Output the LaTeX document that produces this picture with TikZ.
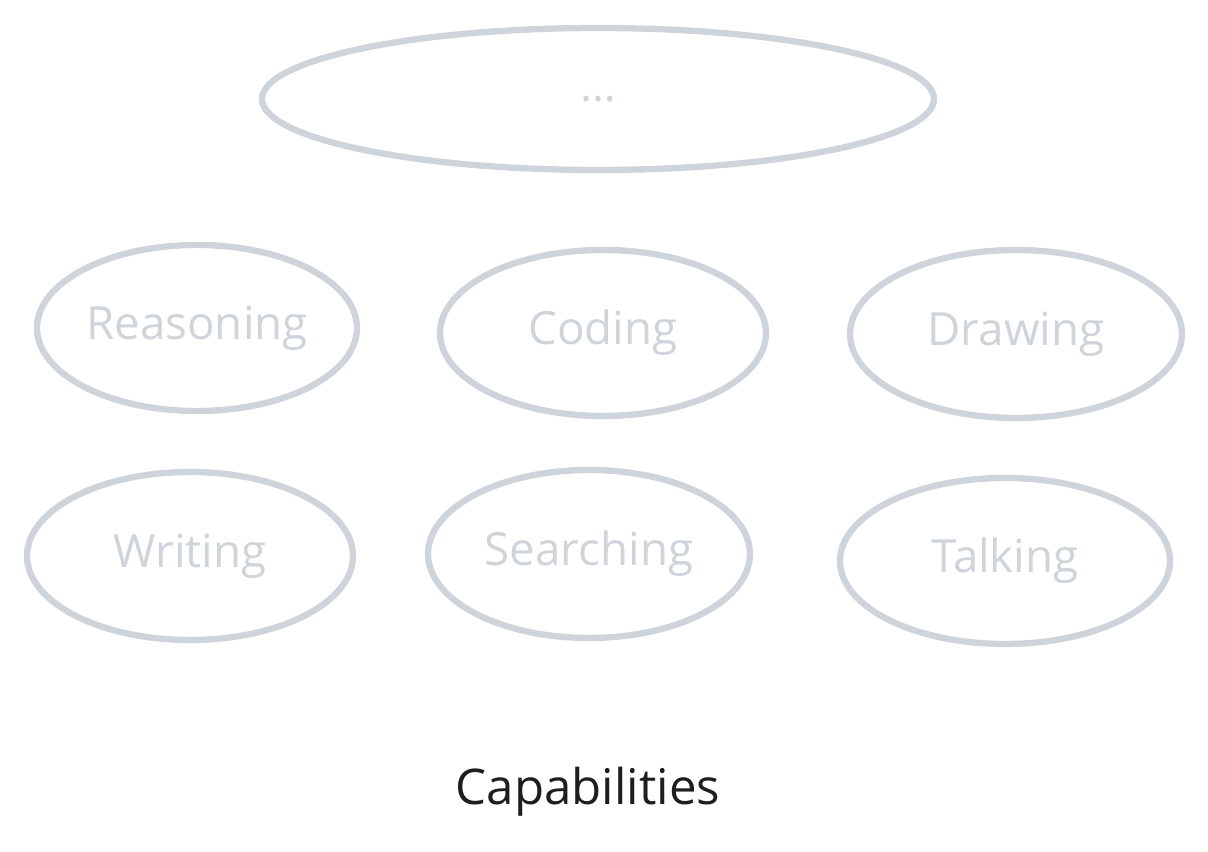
\documentclass[tikz,border=0pt]{standalone}
\usepackage{fontspec}
\setmainfont{Open Sans}
\usetikzlibrary{shapes.geometric, positioning}
\definecolor{skillgray}{HTML}{CED4DA}
\definecolor{inkblack}{HTML}{1E1E1E}

\begin{document}
\begin{tikzpicture}[
    skill/.style={ellipse, draw=skillgray, line width=1.8pt, inner sep=0pt,
        text=skillgray, font=\fontsize{13}{15}\selectfont}
]
        \useasboundingbox (0,0) rectangle (12.08,8.52);

        % Placeholder on top
        \node[skill, minimum width=6.72cm, minimum height=1.42cm] (more) at (5.98, 7.53) {\ldots};

        % Capability bubbles
        \foreach \n/\x/\y/\w/\h/\t in {reason/1.97/5.24/3.20/1.66/Reasoning,
                                   code/6.03/5.19/3.26/1.66/Coding,
                                   draw/10.16/5.18/3.32/1.68/Drawing,
                                   write/1.90/2.96/3.26/1.68/Writing,
                                   search/5.89/2.98/3.22/1.68/Searching,
                                   talk/10.05/2.91/3.30/1.66/Talking} {
            \node[skill, minimum width=\w cm, minimum height=\h cm] (\n) at (\x, \y) {\t};
        }

        % Caption
        \node[text=inkblack, font=\fontsize{14}{16}\selectfont] (caption) at (5.88, 0.60) {Capabilities};
    \end{tikzpicture}
\end{document}
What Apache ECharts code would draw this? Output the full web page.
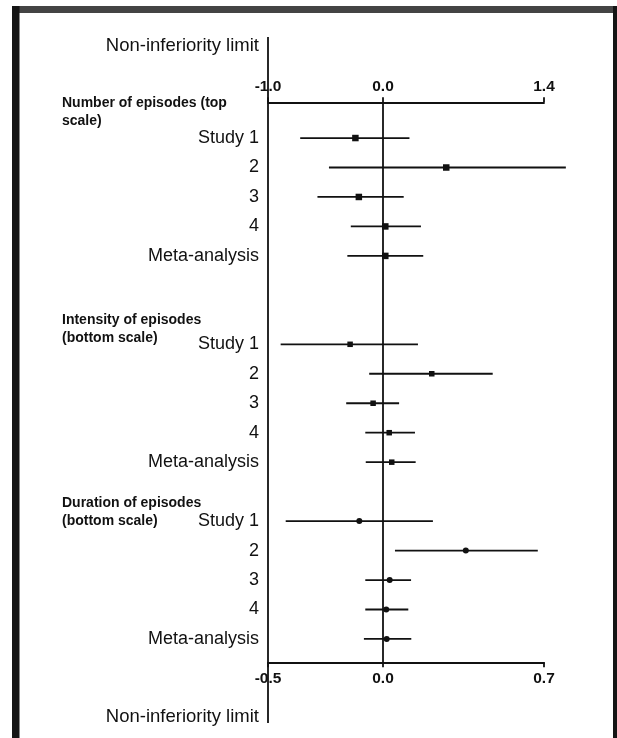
+ + + + + + +
Reproduce the entries above without change, omitting all pictures.

Output the LaTeX document that produces this picture with TikZ.
\documentclass[tikz,border=0pt]{standalone}
\usepackage{fontspec}
\setmainfont{Open Sans}
\usetikzlibrary{shapes.geometric, positioning}
\definecolor{skillgray}{HTML}{CED4DA}
\definecolor{inkblack}{HTML}{1E1E1E}

\begin{document}
\begin{tikzpicture}[
    skill/.style={ellipse, draw=skillgray, line width=1.8pt, inner sep=0pt,
        text=skillgray, font=\fontsize{13}{15}\selectfont}
]
        \useasboundingbox (0,0) rectangle (12.08,8.52);

        % Placeholder on top
        \node[skill, minimum width=6.72cm, minimum height=1.42cm] (more) at (5.98, 7.53) {\ldots};

        % Capability bubbles
        \foreach \n/\x/\y/\w/\h/\t in {reason/1.97/5.24/3.20/1.66/Reasoning,
                                   code/6.03/5.19/3.26/1.66/Coding,
                                   draw/10.16/5.18/3.32/1.68/Drawing,
                                   write/1.90/2.96/3.26/1.68/Writing,
                                   search/5.89/2.98/3.22/1.68/Searching,
                                   talk/10.05/2.91/3.30/1.66/Talking} {
            \node[skill, minimum width=\w cm, minimum height=\h cm] (\n) at (\x, \y) {\t};
        }

        % Caption
        \node[text=inkblack, font=\fontsize{14}{16}\selectfont] (caption) at (5.88, 0.60) {Capabilities};
    \end{tikzpicture}
\end{document}
What Apache ECharts code would draw this? Output the full web page.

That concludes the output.